Eine Reihe formaler Mittel sind verbraucht oder haben an Wirksamkeit verloren. “Klassische” Felder sind vom Fernsehen belegt oder — wie das “akustische Reisebild” im Zeitalter des Massentourismus — anachronistisch. Die Frage, welche thematischen Kategorien dem Hörmedium am ehesten entsprechen oder — anders ausgedrückt — sich “dem Bildmedium entziehen” (Braun), müsste am Anfang einer Standortneubestimmung stehen.

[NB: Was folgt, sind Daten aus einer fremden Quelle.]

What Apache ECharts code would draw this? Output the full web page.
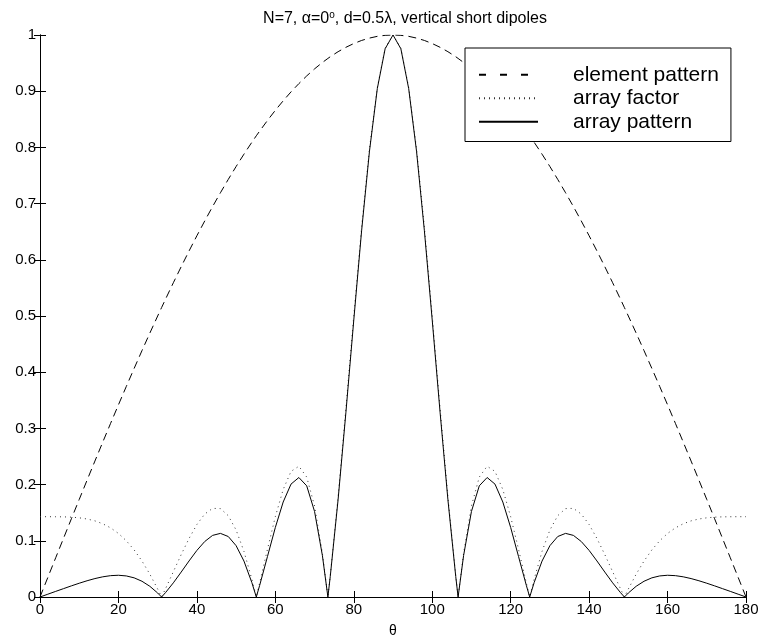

Welche Felder sind noch (oder wieder) zu besetzen ?
Die Intensität der geforderten “ständigen Diskussion” wird davon abhängen, ob “die Feature-Familie” noch fähig ist, ein Gruppengefühl zu entwickeln, vergleichbar mit dem britischen Documentary Film Movement der 3oer und 4oer Jahre, dem schöpferischen Kraftfeld um die “Cahiers du Cinema” in den 50er und frühen 60er Jahren oder der enthusiastischen Erfinder-Gemeinschaft aus Programmgestaltern, Autoren und Technikern im SFB der 60er und 70er Jahre. Öffentlich ausgetragener Streit und theoretische Arbeit aus der gegenseitigem Kenntnis neuer Produktionen müssen wieder selbstverständlich werden.
Ich plädiere für eine lustvolle Hinwendung zu jenem oft vernachlässigten, schemenhaften Gegenüber, genannt “Hörer” oder “Publikum”; für ein Neues Autoren-Feature, das kompetent vorgetragene, originelle und möglichst provozierende Standpunkte mit den Errungenschaften des “akustischen Features” (technisch und dramaturgisch) verbindet.
Das Feature wird gebraucht. Es gehört zur (Medien-)Kultur dieser Republik. Freilich müssen die Gegenstände unserer Bemühungen das Publikum angehen, also in umfassendem Sinn Themen der Zeit sein. Der Hörer müsse spüren, schrieb eine Leipziger Studentin in ihrer Seminararbeit, “dass sich ein Autor nur seinetwegen ins Aufnahmestudio bzw. an den Schreibtisch gesetzt” habe.
Ich füge hinzu: Eine neue Generation von Autoren, Regisseuren und Allroundtalenten des Radios muss mobilisiert werden.